Bucky Barnes has been a fan favorite ever since Ed Brubaker brought him back, and his popularity only only grown with the release of Captain America: The Winter Solider in 2014. He’s had a few solo series (none of which lasted terribly long), but he’s mostly used as a side character or guest (like in Mark Waid’s Black Widow run). However, Kyle Higgins is bringing him back into the spotlight with art by Rod Reis.
This issue works well because it doesn’t relegate itself to New York or use Captain America as a crutch. Of course there are mentions of ol’ Steve and Sharon Carter makes a utilitarian cameo, but ultimately Bucky Barnes is doing his own thing. What’s “his own thing?” He’s going around America helping people uncover sinister plots. This setup gives way to a variety of locations not seen enough in the Marvel universe, like Indiana and Wisconsin (allusions are made to the whole midwest).
Bucky is still fighting super-powered bad guys, but he’s not just going after Hydra in clinical underground bases like one would expect.

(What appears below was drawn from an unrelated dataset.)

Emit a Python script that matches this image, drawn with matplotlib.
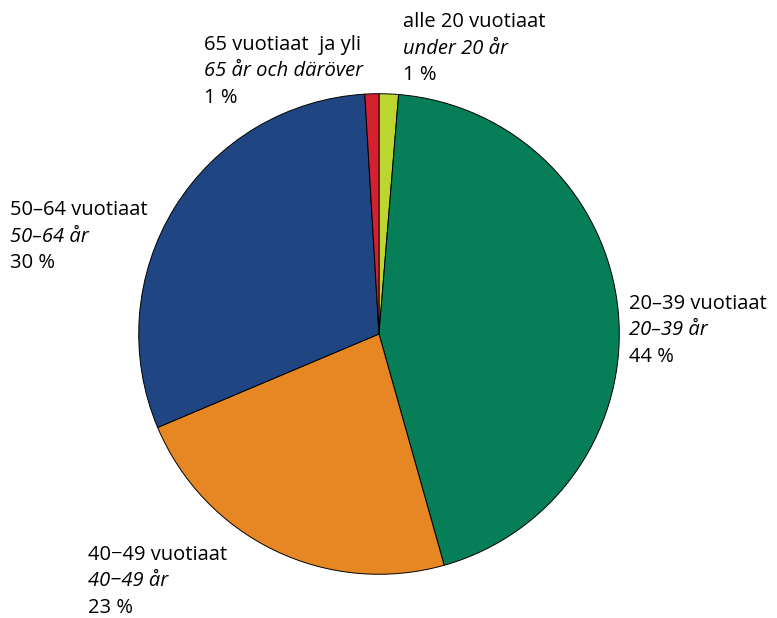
import matplotlib
matplotlib.use("Agg")
import matplotlib.pyplot as plt

plt.rcParams['font.family'] = ['Open Sans', 'DejaVu Sans']

fi_labels = ['alle 20 vuotiaat', '20\u201339 vuotiaat', '40\u221249 vuotiaat',
             '50\u201364 vuotiaat', '65 vuotiaat  ja yli']
sv_labels = ['under 20 år', '20\u201339 år', '40\u221249 år',
             '50\u201364 år', '65 år och däröver']
shares = [1.3, 44.3, 23.0, 30.4, 0.94]
colors = ['#bcd630', '#067e58', '#e78724', '#1f4582', '#d42030']

# text block positions (left x, top line centre y) in pixels
label_pos = [(403, 22), (629, 304), (88, 555), (10, 210), (204, 45)]

W, H = 777, 618
fig = plt.figure(figsize=(W / 100, H / 100), dpi=100)
cx, cy, r = 379, 334, 241
ax = fig.add_axes([(cx - r) / W, (H - cy - r) / H, 2 * r / W, 2 * r / H])
ax.pie(shares, colors=colors, startangle=90, counterclock=False,
       wedgeprops=dict(edgecolor='black', linewidth=0.7))
ax.set_xlim(-1.003, 1.003)
ax.set_ylim(-1.003, 1.003)
ax.set_aspect('equal')
ax.axis('off')

for fi, sv, v, (px, py) in zip(fi_labels, sv_labels, shares, label_pos):
    lines = [(fi, 'normal'), (sv, 'italic'), ('%d %%' % round(v), 'normal')]
    for i, (t, st) in enumerate(lines):
        fig.text(px / W, 1 - (py + i * 26.5) / H, t, fontsize=14.5, style=st,
                 ha='left', va='center')

fig.savefig('out.png', dpi=100)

In fact, he’s even helping people rebuild their lives in the aftermath of villainous take-downs. This points to why I love Marvel comics in particular–their willingness to let writers take characters to new places and explore the results.
Rod Reis does an excellent job at portraying these varied locations with his watercolors and intentionally scratchy linework. He brings his own unique atmosphere that lends itself well to the espionage and conspiracies encountered herein. The opening segment of this issue, where Bucky tries to rescue a corrupt cop coming clean, is straight out of noir with a rain-battered city and seedy characters plotting in cramped spaces–which is fitting since the noir sub-genre is Ed Brubaker’s specialty.
I do wish Bucky had a bit more bite to him. He’s still struggling with traumatic memories, but he comes across as a little too chipper to retain a real grit. Granted, his optimism is an intriguing contrast to all the miserable misanthropes he encounters.
Without spoiling anything, the ending is a bold game-changer. Notice that I didn’t say “twist.” If you want to hear a great articulation of what “game-changer” means, check out Lani Diane Rich’s podcasts over at Chipperish Media. But “game-changer” essentially means a development that isn’t just a cheap ploy to get people to buy the next installment–it’s a seismic shift that will alter the course of the story. And boy does this issue deliver a big wallop.